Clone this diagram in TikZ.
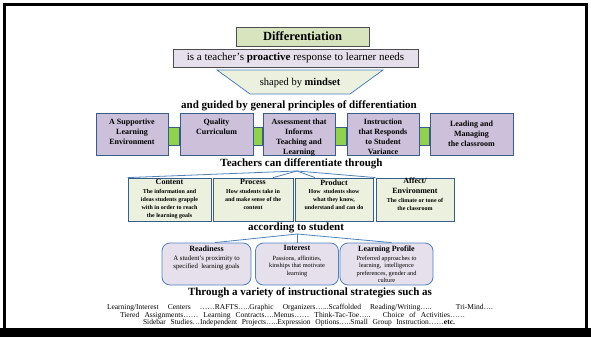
\documentclass[tikz,border=0pt]{standalone}
\usepackage{fontspec}
\setmainfont{Liberation Serif}
\usetikzlibrary{calc}
\definecolor{linecol}{RGB}{79,129,189}
\definecolor{boxedge}{RGB}{56,93,138}
\definecolor{lav}{RGB}{204,192,218}
\definecolor{lightlav}{RGB}{230,224,236}
\definecolor{palegreen}{RGB}{235,241,222}
\definecolor{titlegreen}{RGB}{215,228,189}
\definecolor{brightgreen}{RGB}{146,208,80}
\newcommand{\fsz}[2]{\fontsize{#1}{#2}\selectfont}
\begin{document}
\begin{tikzpicture}[x=1pt,y=-1pt,
  pbox/.style={draw=boxedge, fill=lav, line width=0.8pt, minimum height=42, inner sep=0},
  gbox/.style={draw=boxedge, fill=palegreen, line width=0.8pt, minimum height=43, inner sep=0},
  rbox/.style={draw=linecol, fill=lightlav, line width=0.8pt, rounded corners=8pt, minimum height=42, inner sep=0},
  conn/.style={draw=boxedge, fill=brightgreen, line width=0.6pt},
  link/.style={draw=linecol, line width=0.8pt},
  boxtxt/.style={anchor=north, align=center, inner sep=0, font=\bfseries\fsz{8}{10}},
  gtitle/.style={anchor=north, align=center, inner sep=0, font=\bfseries\fsz{8}{10}},
  gdesc/.style={anchor=north, align=center, inner sep=0, font=\bfseries\fsz{6}{8}},
  rdesc/.style={anchor=north, align=center, inner sep=0, font=\fsz{6.3}{7.5}},
  head/.style={inner sep=0, font=\bfseries\fsz{11}{13}},
  strat/.style={inner sep=0, font=\fsz{7.5}{8}},
]
\useasboundingbox (0,0) rectangle (591,337);
% frame
\fill[black] (0,328) rectangle (591,337);
\draw[line width=3pt] (4.5,330) -- (4.5,4.5) -- (586.5,4.5) -- (586.5,330);

% top
\node[draw=black!70, fill=titlegreen, line width=0.8pt, minimum width=133, minimum height=19, inner sep=0, font=\bfseries\fsz{12.5}{14}] (title) at (302.5,36.5) {Differentiation};
\node[draw=black!70, fill=lightlav, line width=0.8pt, minimum width=245, minimum height=18, inner sep=0, font=\fsz{11}{12}] (def) at (295.5,58) {is a teacher's \textbf{proactive} response to learner needs};
\filldraw[link, fill=palegreen] (217,70) -- (383,70) -- (350,94) -- (250,94) -- cycle;
\node[inner sep=0, font=\fsz{10.5}{12}] (mind) at (300,83) {shaped by \textbf{mindset}};
\node[head] (guided) at (299,106) {and guided by general principles of differentiation};

% principles row
\node[pbox, minimum width=72] (b1) at (132,134) {};
\node[pbox, minimum width=73] (b2) at (216.5,134) {};
\node[pbox, minimum width=72] (b3) at (299,134) {};
\node[pbox, minimum width=72] (b4) at (383,134) {};
\node[pbox, minimum width=83] (b5) at (471.5,134) {};
\filldraw[conn] ($(b1.east)+(0,-7)$) rectangle ($(b2.west)+(0,11)$);
\filldraw[conn] ($(b2.east)+(0,-7)$) rectangle ($(b3.west)+(0,11)$);
\filldraw[conn] ($(b3.east)+(0,-7)$) rectangle ($(b4.west)+(0,11)$);
\filldraw[conn] ($(b4.east)+(0,-7)$) rectangle ($(b5.west)+(0,11)$);
\node[boxtxt] (b1t) at (132,118.5) {A Supportive\\Learning\\Environment};
\node[boxtxt] (b2t) at (216.5,118.5) {Quality\\Curriculum};
\node[boxtxt] (b3t) at (299,118.5) {Assessment that\\Informs\\Teaching and\\Learning};
\node[boxtxt] (b4t) at (383,118.5) {Instruction\\that Responds\\to Student\\Variance};
\node[boxtxt] (b5t) at (471.5,120.5) {Leading and\\Managing\\the classroom};

% teachers can differentiate
\node[head] (teach) at (301.5,164) {Teachers can differentiate through};
\node[gbox, minimum width=83] (g1) at (169.5,199.5) {};
\node[gbox, minimum width=80] (g2) at (253,199.5) {};
\node[gbox, minimum width=78] (g3) at (334,199.5) {};
\node[gbox, minimum width=78] (g4) at (415,199.5) {};
\coordinate (hub1) at (297,171);
\draw[link] (hub1) -- (g1.north west);
\draw[link] (hub1) -- ($(g2.north west)!0.75!(g2.north east)$);
\draw[link] (hub1) -- ($(g3.north west)!0.26!(g3.north east)$);
\draw[link] (hub1) -- (g4.north west);
\node[gtitle] (g1t) at (169.5,179.5) {Content};
\node[gdesc] (g1d) at (169.5,189) {The information and\\ideas students grapple\\with in order to reach\\the learning goals};
\node[gtitle] (g2t) at (253,179.5) {Process};
\node[gdesc] (g2d) at (253,189) {How students take in\\and make sense of the\\content};
\node[gtitle] (g3t) at (334,179.5) {Product};
\node[gdesc] (g3d) at (334,189) {How\ \ students show\\what they know,\\understand and can do};
\node[gtitle] (g4t) at (415,177.5) {Affect/\\Environment};
\node[gdesc] (g4d) at (415,198) {The climate or tone of\\the classroom};

% according to student
\node[head] (acc) at (296,228) {according to student};
\node[rbox, minimum width=89] (r1) at (206.5,264) {};
\node[rbox, minimum width=83] (r2) at (297,264) {};
\node[rbox, minimum width=93] (r3) at (386.5,264) {};
\coordinate (hub2) at (297,234);
\draw[link] (hub2) -- ($(r1.north)+(8.5,0)$);
\draw[link] (hub2) -- (r2.north);
\draw[link] (hub2) -- ($(r3.north)+(5,0)$);
\node[gtitle] (r1t) at (206.5,245.5) {Readiness};
\node[rdesc, font=\fsz{6.8}{8}] (r1d) at (206.5,255.5) {A student's proximity to\\specified\ \ learning goals};
\node[gtitle] (r2t) at (297,245.5) {Interest};
\node[rdesc] (r2d) at (297,255.5) {Passions, affinities,\\kinships that motivate\\learning};
\node[gtitle] (r3t) at (386.5,245.5) {Learning Profile};
\node[rdesc] (r3d) at (386.5,255.5) {Preferred approaches to\\learning,\ \ intelligence\\preferences, gender and\\culture};

% strategies
\node[head] (thru) at (310,293) {Through a variety of instructional strategies such as};
\node[strat] (s1) at (300,308) {\makebox[386pt][s]{Learning/Interest Centers ……RAFTS…..Graphic Organizers…...Scaffolded Reading/Writing….. Tri-Mind….}};
\node[strat] (s2) at (292.5,315.5) {\makebox[345pt][s]{Tiered Assignments…… Learning Contracts….Menus…… Think-Tac-Toe….. Choice of Activities……}};
\node[strat] (s3) at (299,323) {\makebox[312pt][s]{Sidebar Studies…Independent Projects…..Expression Options…..Small Group Instruction……\textbf{etc.}}};
\end{tikzpicture}
\end{document}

============================================================

Goal:
Each line above is to be copied verbatim. Drop any image from the copy.

Answer for this exercise:
Clone this diagram in TikZ.
\documentclass[tikz,border=0pt]{standalone}
\usepackage{fontspec}
\setmainfont{Liberation Serif}
\usetikzlibrary{calc}
\definecolor{linecol}{RGB}{79,129,189}
\definecolor{boxedge}{RGB}{56,93,138}
\definecolor{lav}{RGB}{204,192,218}
\definecolor{lightlav}{RGB}{230,224,236}
\definecolor{palegreen}{RGB}{235,241,222}
\definecolor{titlegreen}{RGB}{215,228,189}
\definecolor{brightgreen}{RGB}{146,208,80}
\newcommand{\fsz}[2]{\fontsize{#1}{#2}\selectfont}
\begin{document}
\begin{tikzpicture}[x=1pt,y=-1pt,
  pbox/.style={draw=boxedge, fill=lav, line width=0.8pt, minimum height=42, inner sep=0},
  gbox/.style={draw=boxedge, fill=palegreen, line width=0.8pt, minimum height=43, inner sep=0},
  rbox/.style={draw=linecol, fill=lightlav, line width=0.8pt, rounded corners=8pt, minimum height=42, inner sep=0},
  conn/.style={draw=boxedge, fill=brightgreen, line width=0.6pt},
  link/.style={draw=linecol, line width=0.8pt},
  boxtxt/.style={anchor=north, align=center, inner sep=0, font=\bfseries\fsz{8}{10}},
  gtitle/.style={anchor=north, align=center, inner sep=0, font=\bfseries\fsz{8}{10}},
  gdesc/.style={anchor=north, align=center, inner sep=0, font=\bfseries\fsz{6}{8}},
  rdesc/.style={anchor=north, align=center, inner sep=0, font=\fsz{6.3}{7.5}},
  head/.style={inner sep=0, font=\bfseries\fsz{11}{13}},
  strat/.style={inner sep=0, font=\fsz{7.5}{8}},
]
\useasboundingbox (0,0) rectangle (591,337);
% frame
\fill[black] (0,328) rectangle (591,337);
\draw[line width=3pt] (4.5,330) -- (4.5,4.5) -- (586.5,4.5) -- (586.5,330);

% top
\node[draw=black!70, fill=titlegreen, line width=0.8pt, minimum width=133, minimum height=19, inner sep=0, font=\bfseries\fsz{12.5}{14}] (title) at (302.5,36.5) {Differentiation};
\node[draw=black!70, fill=lightlav, line width=0.8pt, minimum width=245, minimum height=18, inner sep=0, font=\fsz{11}{12}] (def) at (295.5,58) {is a teacher's \textbf{proactive} response to learner needs};
\filldraw[link, fill=palegreen] (217,70) -- (383,70) -- (350,94) -- (250,94) -- cycle;
\node[inner sep=0, font=\fsz{10.5}{12}] (mind) at (300,83) {shaped by \textbf{mindset}};
\node[head] (guided) at (299,106) {and guided by general principles of differentiation};

% principles row
\node[pbox, minimum width=72] (b1) at (132,134) {};
\node[pbox, minimum width=73] (b2) at (216.5,134) {};
\node[pbox, minimum width=72] (b3) at (299,134) {};
\node[pbox, minimum width=72] (b4) at (383,134) {};
\node[pbox, minimum width=83] (b5) at (471.5,134) {};
\filldraw[conn] ($(b1.east)+(0,-7)$) rectangle ($(b2.west)+(0,11)$);
\filldraw[conn] ($(b2.east)+(0,-7)$) rectangle ($(b3.west)+(0,11)$);
\filldraw[conn] ($(b3.east)+(0,-7)$) rectangle ($(b4.west)+(0,11)$);
\filldraw[conn] ($(b4.east)+(0,-7)$) rectangle ($(b5.west)+(0,11)$);
\node[boxtxt] (b1t) at (132,118.5) {A Supportive\\Learning\\Environment};
\node[boxtxt] (b2t) at (216.5,118.5) {Quality\\Curriculum};
\node[boxtxt] (b3t) at (299,118.5) {Assessment that\\Informs\\Teaching and\\Learning};
\node[boxtxt] (b4t) at (383,118.5) {Instruction\\that Responds\\to Student\\Variance};
\node[boxtxt] (b5t) at (471.5,120.5) {Leading and\\Managing\\the classroom};

% teachers can differentiate
\node[head] (teach) at (301.5,164) {Teachers can differentiate through};
\node[gbox, minimum width=83] (g1) at (169.5,199.5) {};
\node[gbox, minimum width=80] (g2) at (253,199.5) {};
\node[gbox, minimum width=78] (g3) at (334,199.5) {};
\node[gbox, minimum width=78] (g4) at (415,199.5) {};
\coordinate (hub1) at (297,171);
\draw[link] (hub1) -- (g1.north west);
\draw[link] (hub1) -- ($(g2.north west)!0.75!(g2.north east)$);
\draw[link] (hub1) -- ($(g3.north west)!0.26!(g3.north east)$);
\draw[link] (hub1) -- (g4.north west);
\node[gtitle] (g1t) at (169.5,179.5) {Content};
\node[gdesc] (g1d) at (169.5,189) {The information and\\ideas students grapple\\with in order to reach\\the learning goals};
\node[gtitle] (g2t) at (253,179.5) {Process};
\node[gdesc] (g2d) at (253,189) {How students take in\\and make sense of the\\content};
\node[gtitle] (g3t) at (334,179.5) {Product};
\node[gdesc] (g3d) at (334,189) {How\ \ students show\\what they know,\\understand and can do};
\node[gtitle] (g4t) at (415,177.5) {Affect/\\Environment};
\node[gdesc] (g4d) at (415,198) {The climate or tone of\\the classroom};

% according to student
\node[head] (acc) at (296,228) {according to student};
\node[rbox, minimum width=89] (r1) at (206.5,264) {};
\node[rbox, minimum width=83] (r2) at (297,264) {};
\node[rbox, minimum width=93] (r3) at (386.5,264) {};
\coordinate (hub2) at (297,234);
\draw[link] (hub2) -- ($(r1.north)+(8.5,0)$);
\draw[link] (hub2) -- (r2.north);
\draw[link] (hub2) -- ($(r3.north)+(5,0)$);
\node[gtitle] (r1t) at (206.5,245.5) {Readiness};
\node[rdesc, font=\fsz{6.8}{8}] (r1d) at (206.5,255.5) {A student's proximity to\\specified\ \ learning goals};
\node[gtitle] (r2t) at (297,245.5) {Interest};
\node[rdesc] (r2d) at (297,255.5) {Passions, affinities,\\kinships that motivate\\learning};
\node[gtitle] (r3t) at (386.5,245.5) {Learning Profile};
\node[rdesc] (r3d) at (386.5,255.5) {Preferred approaches to\\learning,\ \ intelligence\\preferences, gender and\\culture};

% strategies
\node[head] (thru) at (310,293) {Through a variety of instructional strategies such as};
\node[strat] (s1) at (300,308) {\makebox[386pt][s]{Learning/Interest Centers ……RAFTS…..Graphic Organizers…...Scaffolded Reading/Writing….. Tri-Mind….}};
\node[strat] (s2) at (292.5,315.5) {\makebox[345pt][s]{Tiered Assignments…… Learning Contracts….Menus…… Think-Tac-Toe….. Choice of Activities……}};
\node[strat] (s3) at (299,323) {\makebox[312pt][s]{Sidebar Studies…Independent Projects…..Expression Options…..Small Group Instruction……\textbf{etc.}}};
\end{tikzpicture}
\end{document}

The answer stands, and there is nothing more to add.